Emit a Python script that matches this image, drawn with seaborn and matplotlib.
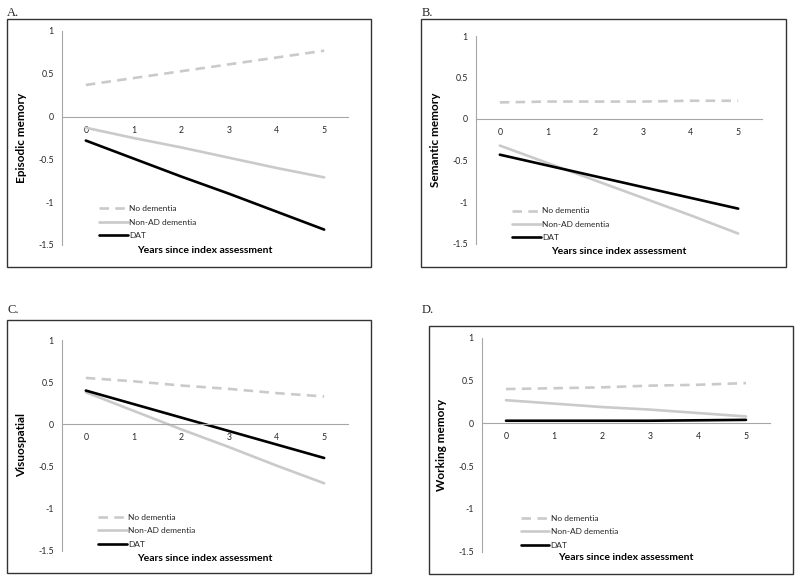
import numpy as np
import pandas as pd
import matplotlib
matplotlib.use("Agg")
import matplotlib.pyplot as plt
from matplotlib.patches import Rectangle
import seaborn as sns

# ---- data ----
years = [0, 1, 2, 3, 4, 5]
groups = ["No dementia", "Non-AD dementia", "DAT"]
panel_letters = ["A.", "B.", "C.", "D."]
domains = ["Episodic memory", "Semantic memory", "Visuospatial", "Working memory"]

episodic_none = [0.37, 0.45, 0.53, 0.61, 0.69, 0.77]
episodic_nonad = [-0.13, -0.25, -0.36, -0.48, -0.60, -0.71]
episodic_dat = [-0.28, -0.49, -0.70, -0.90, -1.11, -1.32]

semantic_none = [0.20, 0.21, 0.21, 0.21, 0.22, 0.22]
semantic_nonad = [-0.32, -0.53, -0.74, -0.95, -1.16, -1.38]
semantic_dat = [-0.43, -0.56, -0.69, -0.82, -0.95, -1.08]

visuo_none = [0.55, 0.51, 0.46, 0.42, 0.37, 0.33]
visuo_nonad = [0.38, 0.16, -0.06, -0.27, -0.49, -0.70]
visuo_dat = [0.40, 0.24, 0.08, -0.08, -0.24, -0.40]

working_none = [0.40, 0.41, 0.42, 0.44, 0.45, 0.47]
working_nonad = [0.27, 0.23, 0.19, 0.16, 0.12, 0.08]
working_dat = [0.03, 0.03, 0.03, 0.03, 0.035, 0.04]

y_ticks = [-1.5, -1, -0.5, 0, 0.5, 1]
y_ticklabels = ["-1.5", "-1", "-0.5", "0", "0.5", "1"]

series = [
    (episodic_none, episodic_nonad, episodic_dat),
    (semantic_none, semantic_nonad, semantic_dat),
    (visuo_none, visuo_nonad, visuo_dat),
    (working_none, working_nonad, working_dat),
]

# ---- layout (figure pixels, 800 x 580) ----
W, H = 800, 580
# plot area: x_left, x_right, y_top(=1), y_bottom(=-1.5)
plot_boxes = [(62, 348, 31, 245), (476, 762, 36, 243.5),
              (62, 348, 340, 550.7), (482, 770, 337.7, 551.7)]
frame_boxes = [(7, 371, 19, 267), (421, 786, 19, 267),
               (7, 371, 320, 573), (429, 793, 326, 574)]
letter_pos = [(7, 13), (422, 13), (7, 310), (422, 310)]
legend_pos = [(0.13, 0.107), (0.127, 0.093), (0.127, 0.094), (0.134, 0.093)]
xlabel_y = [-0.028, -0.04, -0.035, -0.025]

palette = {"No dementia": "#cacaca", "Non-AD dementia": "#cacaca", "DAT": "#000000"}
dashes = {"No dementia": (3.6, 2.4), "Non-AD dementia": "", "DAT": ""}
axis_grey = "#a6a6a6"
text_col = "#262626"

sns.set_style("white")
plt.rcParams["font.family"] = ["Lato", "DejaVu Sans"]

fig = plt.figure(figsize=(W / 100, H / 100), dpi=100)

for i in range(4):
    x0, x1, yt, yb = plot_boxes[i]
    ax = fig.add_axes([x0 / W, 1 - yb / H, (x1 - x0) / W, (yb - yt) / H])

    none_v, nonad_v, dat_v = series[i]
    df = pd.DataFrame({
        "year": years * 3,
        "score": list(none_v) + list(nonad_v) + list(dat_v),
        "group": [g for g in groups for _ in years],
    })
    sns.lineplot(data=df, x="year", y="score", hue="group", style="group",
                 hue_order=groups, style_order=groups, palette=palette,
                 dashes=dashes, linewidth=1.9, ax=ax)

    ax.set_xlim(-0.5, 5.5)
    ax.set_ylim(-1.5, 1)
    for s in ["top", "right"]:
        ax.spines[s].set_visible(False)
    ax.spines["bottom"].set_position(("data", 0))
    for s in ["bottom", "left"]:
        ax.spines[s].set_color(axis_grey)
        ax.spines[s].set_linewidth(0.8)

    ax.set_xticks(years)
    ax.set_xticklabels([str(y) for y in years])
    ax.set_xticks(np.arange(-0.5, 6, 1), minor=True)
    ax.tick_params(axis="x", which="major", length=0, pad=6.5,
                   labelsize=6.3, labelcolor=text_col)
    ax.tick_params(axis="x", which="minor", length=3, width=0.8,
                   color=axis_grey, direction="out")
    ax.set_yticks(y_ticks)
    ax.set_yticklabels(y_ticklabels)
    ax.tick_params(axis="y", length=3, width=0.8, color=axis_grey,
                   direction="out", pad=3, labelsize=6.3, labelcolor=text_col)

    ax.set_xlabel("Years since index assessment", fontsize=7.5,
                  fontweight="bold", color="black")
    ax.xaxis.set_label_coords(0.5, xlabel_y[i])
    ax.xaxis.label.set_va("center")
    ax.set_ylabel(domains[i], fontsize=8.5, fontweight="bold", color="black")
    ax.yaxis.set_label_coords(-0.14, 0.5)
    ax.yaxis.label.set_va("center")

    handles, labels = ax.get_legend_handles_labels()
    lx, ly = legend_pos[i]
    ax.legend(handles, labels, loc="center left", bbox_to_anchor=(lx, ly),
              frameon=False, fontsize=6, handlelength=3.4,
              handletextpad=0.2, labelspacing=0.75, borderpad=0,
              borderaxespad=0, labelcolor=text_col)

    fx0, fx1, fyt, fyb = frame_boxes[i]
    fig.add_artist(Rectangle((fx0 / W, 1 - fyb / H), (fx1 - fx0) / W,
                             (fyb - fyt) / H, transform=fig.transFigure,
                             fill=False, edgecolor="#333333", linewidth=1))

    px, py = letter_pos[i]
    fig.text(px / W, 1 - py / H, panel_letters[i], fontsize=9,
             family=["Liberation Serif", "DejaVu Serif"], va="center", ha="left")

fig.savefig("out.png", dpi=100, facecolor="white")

## The problem
Reproduce the whole listing word for word, setting aside any pictures.

## Answer to the exercise
Emit a Python script that matches this image, drawn with seaborn and matplotlib.
import numpy as np
import pandas as pd
import matplotlib
matplotlib.use("Agg")
import matplotlib.pyplot as plt
from matplotlib.patches import Rectangle
import seaborn as sns

# ---- data ----
years = [0, 1, 2, 3, 4, 5]
groups = ["No dementia", "Non-AD dementia", "DAT"]
panel_letters = ["A.", "B.", "C.", "D."]
domains = ["Episodic memory", "Semantic memory", "Visuospatial", "Working memory"]

episodic_none = [0.37, 0.45, 0.53, 0.61, 0.69, 0.77]
episodic_nonad = [-0.13, -0.25, -0.36, -0.48, -0.60, -0.71]
episodic_dat = [-0.28, -0.49, -0.70, -0.90, -1.11, -1.32]

semantic_none = [0.20, 0.21, 0.21, 0.21, 0.22, 0.22]
semantic_nonad = [-0.32, -0.53, -0.74, -0.95, -1.16, -1.38]
semantic_dat = [-0.43, -0.56, -0.69, -0.82, -0.95, -1.08]

visuo_none = [0.55, 0.51, 0.46, 0.42, 0.37, 0.33]
visuo_nonad = [0.38, 0.16, -0.06, -0.27, -0.49, -0.70]
visuo_dat = [0.40, 0.24, 0.08, -0.08, -0.24, -0.40]

working_none = [0.40, 0.41, 0.42, 0.44, 0.45, 0.47]
working_nonad = [0.27, 0.23, 0.19, 0.16, 0.12, 0.08]
working_dat = [0.03, 0.03, 0.03, 0.03, 0.035, 0.04]

y_ticks = [-1.5, -1, -0.5, 0, 0.5, 1]
y_ticklabels = ["-1.5", "-1", "-0.5", "0", "0.5", "1"]

series = [
    (episodic_none, episodic_nonad, episodic_dat),
    (semantic_none, semantic_nonad, semantic_dat),
    (visuo_none, visuo_nonad, visuo_dat),
    (working_none, working_nonad, working_dat),
]

# ---- layout (figure pixels, 800 x 580) ----
W, H = 800, 580
# plot area: x_left, x_right, y_top(=1), y_bottom(=-1.5)
plot_boxes = [(62, 348, 31, 245), (476, 762, 36, 243.5),
              (62, 348, 340, 550.7), (482, 770, 337.7, 551.7)]
frame_boxes = [(7, 371, 19, 267), (421, 786, 19, 267),
               (7, 371, 320, 573), (429, 793, 326, 574)]
letter_pos = [(7, 13), (422, 13), (7, 310), (422, 310)]
legend_pos = [(0.13, 0.107), (0.127, 0.093), (0.127, 0.094), (0.134, 0.093)]
xlabel_y = [-0.028, -0.04, -0.035, -0.025]

palette = {"No dementia": "#cacaca", "Non-AD dementia": "#cacaca", "DAT": "#000000"}
dashes = {"No dementia": (3.6, 2.4), "Non-AD dementia": "", "DAT": ""}
axis_grey = "#a6a6a6"
text_col = "#262626"

sns.set_style("white")
plt.rcParams["font.family"] = ["Lato", "DejaVu Sans"]

fig = plt.figure(figsize=(W / 100, H / 100), dpi=100)

for i in range(4):
    x0, x1, yt, yb = plot_boxes[i]
    ax = fig.add_axes([x0 / W, 1 - yb / H, (x1 - x0) / W, (yb - yt) / H])

    none_v, nonad_v, dat_v = series[i]
    df = pd.DataFrame({
        "year": years * 3,
        "score": list(none_v) + list(nonad_v) + list(dat_v),
        "group": [g for g in groups for _ in years],
    })
    sns.lineplot(data=df, x="year", y="score", hue="group", style="group",
                 hue_order=groups, style_order=groups, palette=palette,
                 dashes=dashes, linewidth=1.9, ax=ax)

    ax.set_xlim(-0.5, 5.5)
    ax.set_ylim(-1.5, 1)
    for s in ["top", "right"]:
        ax.spines[s].set_visible(False)
    ax.spines["bottom"].set_position(("data", 0))
    for s in ["bottom", "left"]:
        ax.spines[s].set_color(axis_grey)
        ax.spines[s].set_linewidth(0.8)

    ax.set_xticks(years)
    ax.set_xticklabels([str(y) for y in years])
    ax.set_xticks(np.arange(-0.5, 6, 1), minor=True)
    ax.tick_params(axis="x", which="major", length=0, pad=6.5,
                   labelsize=6.3, labelcolor=text_col)
    ax.tick_params(axis="x", which="minor", length=3, width=0.8,
                   color=axis_grey, direction="out")
    ax.set_yticks(y_ticks)
    ax.set_yticklabels(y_ticklabels)
    ax.tick_params(axis="y", length=3, width=0.8, color=axis_grey,
                   direction="out", pad=3, labelsize=6.3, labelcolor=text_col)

    ax.set_xlabel("Years since index assessment", fontsize=7.5,
                  fontweight="bold", color="black")
    ax.xaxis.set_label_coords(0.5, xlabel_y[i])
    ax.xaxis.label.set_va("center")
    ax.set_ylabel(domains[i], fontsize=8.5, fontweight="bold", color="black")
    ax.yaxis.set_label_coords(-0.14, 0.5)
    ax.yaxis.label.set_va("center")

    handles, labels = ax.get_legend_handles_labels()
    lx, ly = legend_pos[i]
    ax.legend(handles, labels, loc="center left", bbox_to_anchor=(lx, ly),
              frameon=False, fontsize=6, handlelength=3.4,
              handletextpad=0.2, labelspacing=0.75, borderpad=0,
              borderaxespad=0, labelcolor=text_col)

    fx0, fx1, fyt, fyb = frame_boxes[i]
    fig.add_artist(Rectangle((fx0 / W, 1 - fyb / H), (fx1 - fx0) / W,
                             (fyb - fyt) / H, transform=fig.transFigure,
                             fill=False, edgecolor="#333333", linewidth=1))

    px, py = letter_pos[i]
    fig.text(px / W, 1 - py / H, panel_letters[i], fontsize=9,
             family=["Liberation Serif", "DejaVu Serif"], va="center", ha="left")

fig.savefig("out.png", dpi=100, facecolor="white")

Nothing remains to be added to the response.